As I read ‘Seize The Yay’ I pondered how I could get both sides of myself (the writer and the teacher) to co-exist in a new project or business. I thought about all the things I loved about writing and all the ways that teaching had become enjoyable over the years. And that’s when I knew. I was struck by how much I loved connecting with people (both as a writer and a teacher) and how I loved imparting knowledge/sharing experiences with others, to help them better themselves or their lives. I felt the want and need to write meaningful pieces that could potentially captivate and inspire others to make a change in their lives, as I had come to do after reading Sarah’s work. I wanted to ignite a passion in other people, because I loved seeing the fire in people’s eyes and bellies.

Recently I completed a Myers-Briggs personality test, which I found really insightful. I came out as a Protagonist, specifically a ‘turbulent’ protagonist. It was incredibly empowering to explore my strengths and perceived weaknesses, relationships/friendships, workplace habits and career options/progressions. It illuminated why I feel called to serve a greater purpose in life and strive to have a positive impact on other people (ultimately the world around me). Why I try my best to do the right thing, even when it is the most difficult option.

Apparently, protagonists are born leaders and can be found among coaches, teachers and other influential people. They are often inspirational in every avenue of their lives because of their immense passion and charisma. There’s not much that brings protagonists most joy and fulfilment than guiding others, particularly loved ones, to grow into their best selves.
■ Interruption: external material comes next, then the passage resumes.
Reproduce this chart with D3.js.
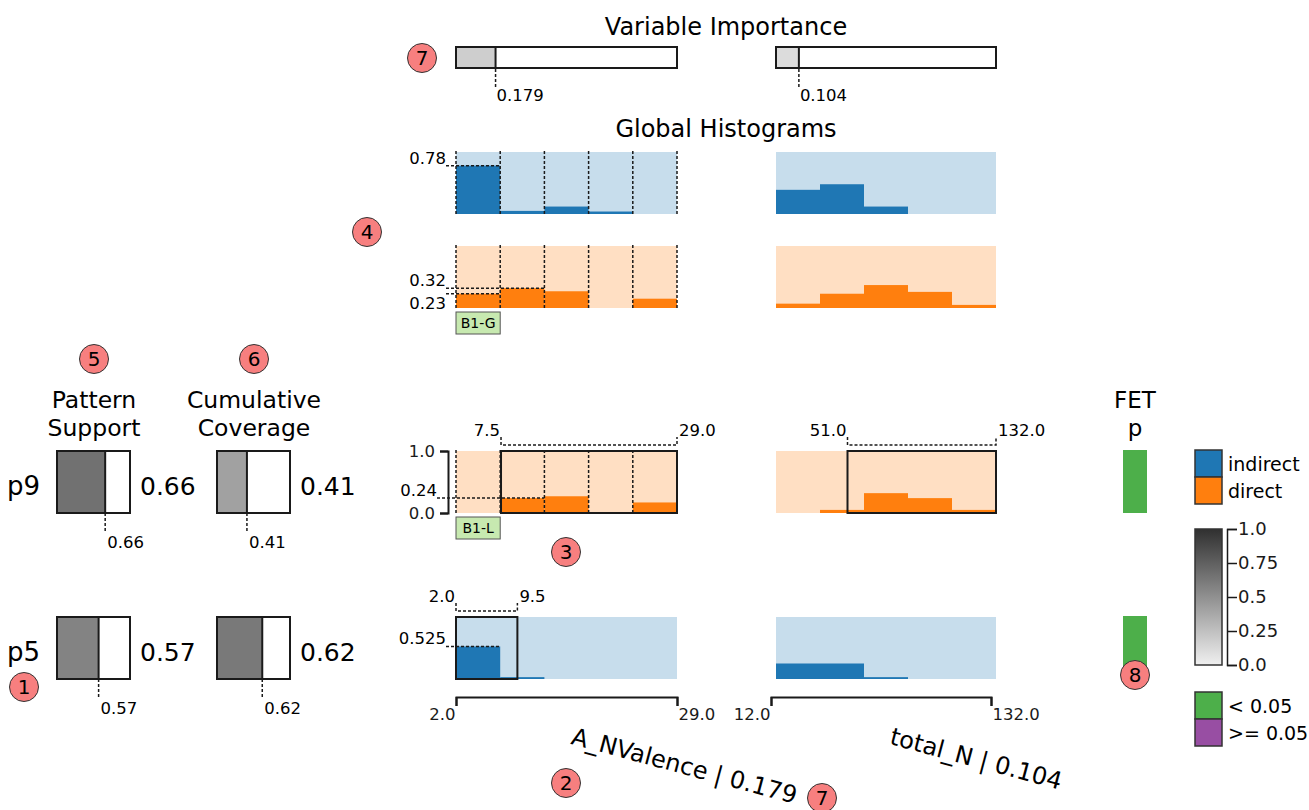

All of this fits so beautifully with Project Passion’s core values. I love listening to other people’s stories and learning about the way they perceive the world around them. I enjoy hearing people talking about themselves in an empowered, inspirational or determined way. I hang off every word of TED talks and inspirational speeches, because of the way the speakers touch my soul. I am in awe of the way people’s hobbies, side-hustles and businesses come to be, often from a series of unlikely events.

I look forward to intriguing, inspiring and guiding you into the world of passion projects, through the passionate, innovative entrepreneurs and creatives I have the pleasure of interviewing (or should I say interrogating?) and sharing with you all.